Once we got to the van the hated leash was immediately forgotten. Blu climbed in with enthusiasm. I got in behind her and closed the door. Blu, who was on the floor, tested me with a tentative paw on my thigh - then, when there was no reprimand, she put her other front paw up. Still no reprimand. So she just climbed on up and relaxed.
As I waited for the Pekes to show up, Blu sat happily on my lap, head hanging out the window, tongue lolling - observing, with intelligent blue eyes, all the activity in the parking lot.

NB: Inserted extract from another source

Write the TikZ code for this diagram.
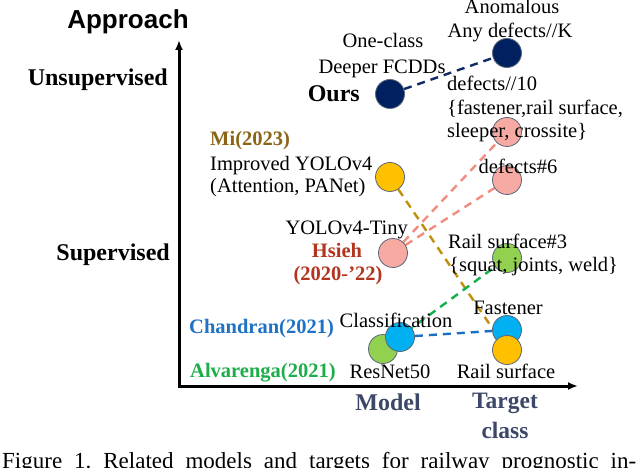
\documentclass[tikz,border=0pt]{standalone}
\usepackage{fontspec}
\setmainfont{Liberation Serif}
\newfontfamily\sansbold{Liberation Sans}
\usetikzlibrary{arrows.meta}
\pgfdeclarelayer{bg}
\pgfsetlayers{bg,main}
\definecolor{navy}{HTML}{002060}
\definecolor{pinkfill}{HTML}{F6AAA2}
\definecolor{yel}{HTML}{FFC000}
\definecolor{grn}{HTML}{92D050}
\definecolor{blu}{HTML}{00B0F0}
\definecolor{edge}{HTML}{5B6678}
\definecolor{goldtxt}{HTML}{8A6516}
\definecolor{hsiehtxt}{HTML}{B3351F}
\definecolor{chantxt}{HTML}{1F72C4}
\definecolor{alvatxt}{HTML}{1DAE4A}
\definecolor{axistxt}{HTML}{3D4868}
\definecolor{pinkline}{HTML}{F08C80}
\definecolor{goldline}{HTML}{C0900A}
\definecolor{grnline}{HTML}{12B04A}
\definecolor{bluline}{HTML}{1A6FC4}
\definecolor{navyline}{HTML}{102A66}
\newcommand{\regf}{\fontsize{20.5bp}{24bp}\selectfont}
\newcommand{\boldf}{\fontsize{20.5bp}{24bp}\selectfont\bfseries}
\newcommand{\bigbf}{\fontsize{24bp}{28bp}\selectfont\bfseries}
\tikzset{
  dot/.style={circle, minimum size=29bp, inner sep=0pt, draw=edge, line width=0.8bp},
  lbl/.style={inner sep=0pt, font=\regf},
  conn/.style={line width=2.4bp, dash pattern=on 8bp off 6bp},
  axisline/.style={line width=3bp, {Latex[length=10bp,width=8bp]}-{Latex[length=10bp,width=8bp]}}
}
\begin{document}
\frenchspacing
\begin{tikzpicture}[x=1bp, y=-1bp]
\useasboundingbox (0,0) rectangle (640,468);
\begin{pgfonlayer}{bg}
\fill[white] (0,0) rectangle (640,468);
\end{pgfonlayer}
% axes
\coordinate (ytip) at (179,40);
\coordinate (org) at (179,386);
\coordinate (xtip) at (578,386);
\draw[axisline] (ytip) -- (org) -- (xtip);
\node[inner sep=0pt, anchor=base, font=\fontsize{26bp}{30bp}\selectfont\sansbold\bfseries] (approach) at (128,29) {Approach};
\node[inner sep=0pt, anchor=base east, font=\bigbf] (unsup) at (168,86) {Unsupervised};
\node[inner sep=0pt, anchor=base east, font=\bigbf] (sup) at (170,261) {Supervised};
\node[inner sep=0pt, anchor=base, font=\bigbf, text=axistxt] (model) at (388,410) {Model};
\node[inner sep=0pt, anchor=base, font=\fontsize{23.5bp}{28bp}\selectfont\bfseries, text=axistxt] (target) at (505,408) {Target};
\node[inner sep=0pt, anchor=base, font=\fontsize{23.5bp}{28bp}\selectfont\bfseries, text=axistxt] (tclass) at (505,438) {class};
% circle nodes
\node[dot, fill=navy] (ours) at (390,94) {};
\node[dot, fill=navy] (anom) at (507,53) {};
\node[dot, fill=pinkfill] (def10) at (507,132) {};
\node[dot, fill=pinkfill] (def6) at (507,180) {};
\node[dot, fill=yel] (mi) at (390,177) {};
\node[dot, fill=pinkfill] (hsieh) at (393,253) {};
\node[dot, fill=grn] (rs3) at (507,258) {};
\node[dot, fill=grn] (alva) at (383,349) {};
\node[dot, fill=blu] (chan) at (400,337) {};
\node[dot, fill=blu] (fast) at (507,330) {};
\node[dot, fill=yel] (rsurf) at (507,350) {};
% connectors (behind nodes)
\begin{pgfonlayer}{bg}
\draw[conn, navyline] (ours) -- (anom);
\draw[conn, pinkline] (hsieh) -- (def10);
\draw[conn, pinkline] (hsieh) -- (def6);
\draw[conn, goldline] (mi) -- (rsurf);
\draw[conn, grnline] (alva) -- (rs3);
\draw[conn, bluline] (chan) -- (fast);
\end{pgfonlayer}
% labels
\node[lbl, anchor=base] (anomt) at (512,14) {Anomalous};
\node[lbl, anchor=base] (anyk) at (510,38) {Any defects//K};
\node[lbl, anchor=base] (oneclass) at (383,48) {One-class};
\node[lbl, anchor=base] (fcdd) at (382,74) {Deeper FCDDs};
\node[inner sep=0pt, anchor=base east, font=\bigbf] (ourst) at (360,102) {Ours};
\node[lbl, anchor=base west] (d10a) at (447,91) {defects//10};
\node[lbl, anchor=base west] (d10b) at (447,115) {\{fastener,rail surface,};
\node[lbl, anchor=base west] (d10c) at (447,138) {sleeper, crossite\}};
\node[lbl, anchor=base] (d6t) at (518,174) {defects\#6};
\node[inner sep=0pt, anchor=base west, font=\boldf, text=goldtxt] (mit) at (210,146) {Mi(2023)};
\node[lbl, anchor=base west] (mia) at (210,171) {Improved YOLOv4};
\node[lbl, anchor=base west] (mib) at (210,193) {(Attention, PANet)};
\node[lbl, anchor=base east] (tiny) at (408,235) {YOLOv4-Tiny};
\node[inner sep=0pt, anchor=base, font=\boldf, text=hsiehtxt] (hsiehtA) at (337,258) {Hsieh};
\node[inner sep=0pt, anchor=base, font=\boldf, text=hsiehtxt] (hsiehtB) at (338,281) {(2020-’22)};
\node[lbl, anchor=base west] (rs3a) at (448,249) {Rail surface\#3};
\node[lbl, anchor=base west] (rs3b) at (449,272) {\{squat, joints, weld\}};
\node[lbl, anchor=base] (classif) at (396,327) {Classification};
\node[inner sep=0pt, anchor=base west, font=\boldf, text=chantxt] (chant) at (189,333) {Chandran(2021)};
\node[lbl, anchor=base] (resnet) at (390,378) {ResNet50};
\node[inner sep=0pt, anchor=base west, font=\boldf, text=alvatxt] (alvat) at (190,377) {Alvarenga(2021)};
\node[lbl, anchor=base] (fastt) at (508,315) {Fastener};
\node[lbl, anchor=base] (rsurft) at (506,378) {Rail surface};
\node[inner sep=0pt, anchor=base west, font=\fontsize{23bp}{26bp}\selectfont] (caption) at (2,468) {\makebox[634bp][s]{Figure 1. Related models and targets for railway prognostic in-}};
\end{tikzpicture}
\end{document}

Then the Pekes arrived. Two 12 pound bundles of pure attitude!!!! They had their comforter, bows in their ears (well Amy did - Jody didn't), their toys, their bowls, their food, their treats and, oh yes, their bottled water!!!
Amy, Jody and Blu - all rescue dogs - but such a difference!! The Pekes were fat, healthy, spoiled and leaving rescue for a new beginning - Blu was just starting her journey. I hoped it would be a good one!!!!
OOPS!!! I forgot to mention. I don't foster at home but I do work closely with someone who does. Before attempting to get Blu, I'd called Pam, who, never being able to bear turning a needy dog down, said, "Bring her on, I'll find a place!!" After I collected Blu and as we rode down the highway toward home, my cell phone rang. It was Pam with the news that, try as she might, she just couldn't carve out another spot in which to put Blu.
This was a problem. I couldn't bring her home with me, it was 6:30 and all the veterinarians were closed, so I couldn't board her either. Holding my breath and with Blu on my lap, I called another friend who does rescue and asked her if she had room for Blu - just for overnight.
Mary Jo, who does Sheltie rescue, has a quarantine area where she can keep a dog with an unknown health record so that her resident dogs won't have been exposed if something contagious turns up. I delivered Blu to Mary Jo about 8 p.m. with the plan to pick her up about 10 or 11 o'clock the next morning and take her to the vet for immunizations and a spay.
At 8 a.m. the next morning (as soon as it was courteous to call me) my phone rang. It was Mary Jo. "This dog's had loose bowels in her kennel and she's throwing up tin foil!!!" she said. With heart in my mouth, I jumped in the car and drove the ten miles to Mary Jo's. (I always think parvo with a stray) By that time Blu had thrown up more tin foil and had had loose bowels again. I was thanking my lucky stars she'd not done it in the car and all over me the night before!!!
It turned out that Blu was amazingly healthy, and other than needing to be wormed she was in amazingly good condition. She was heartworm negative and the doctor said the loose bowels and throwing up were just from the diet she'd had since she'd been at the welcome station.
After getting her intestinal problems straightened out and having her spayed, I moved Blu from the veterinarian clinic to a boarding facility where she'd have a sizable outside kennel with wood shavings and an igloo during the day. (She was brought inside at night and during cold or rainy weather.) While at the boarding facility Blu made good use of her igloo - not to lie in - but as a platform from which she could observe the world and keep track of what was going on inside the grooming shop. It always brought a smile to my face to see her bouncing on and off her igloo when I'd drive up.
I've worked with Norrie Edgar, a representative for Second Time Around Aussie Rescue, in the past. She was gracious enough to recommend Blu as a candidate for posting on their web site. That's where Kristi Klein entered the picture ........ and took the ball and ran with it. Without Norrie and Kristi Blu'd probably still be sitting on that igloo - wishing she was inside with the people!!!!
I now turn Blu over to her new, forever family and home so her story can be finished. Please take good care of her - there's a lot of emotional investment here. Thanks for choosing a rescue dog. All of us together have saved a life. It's a good feeling.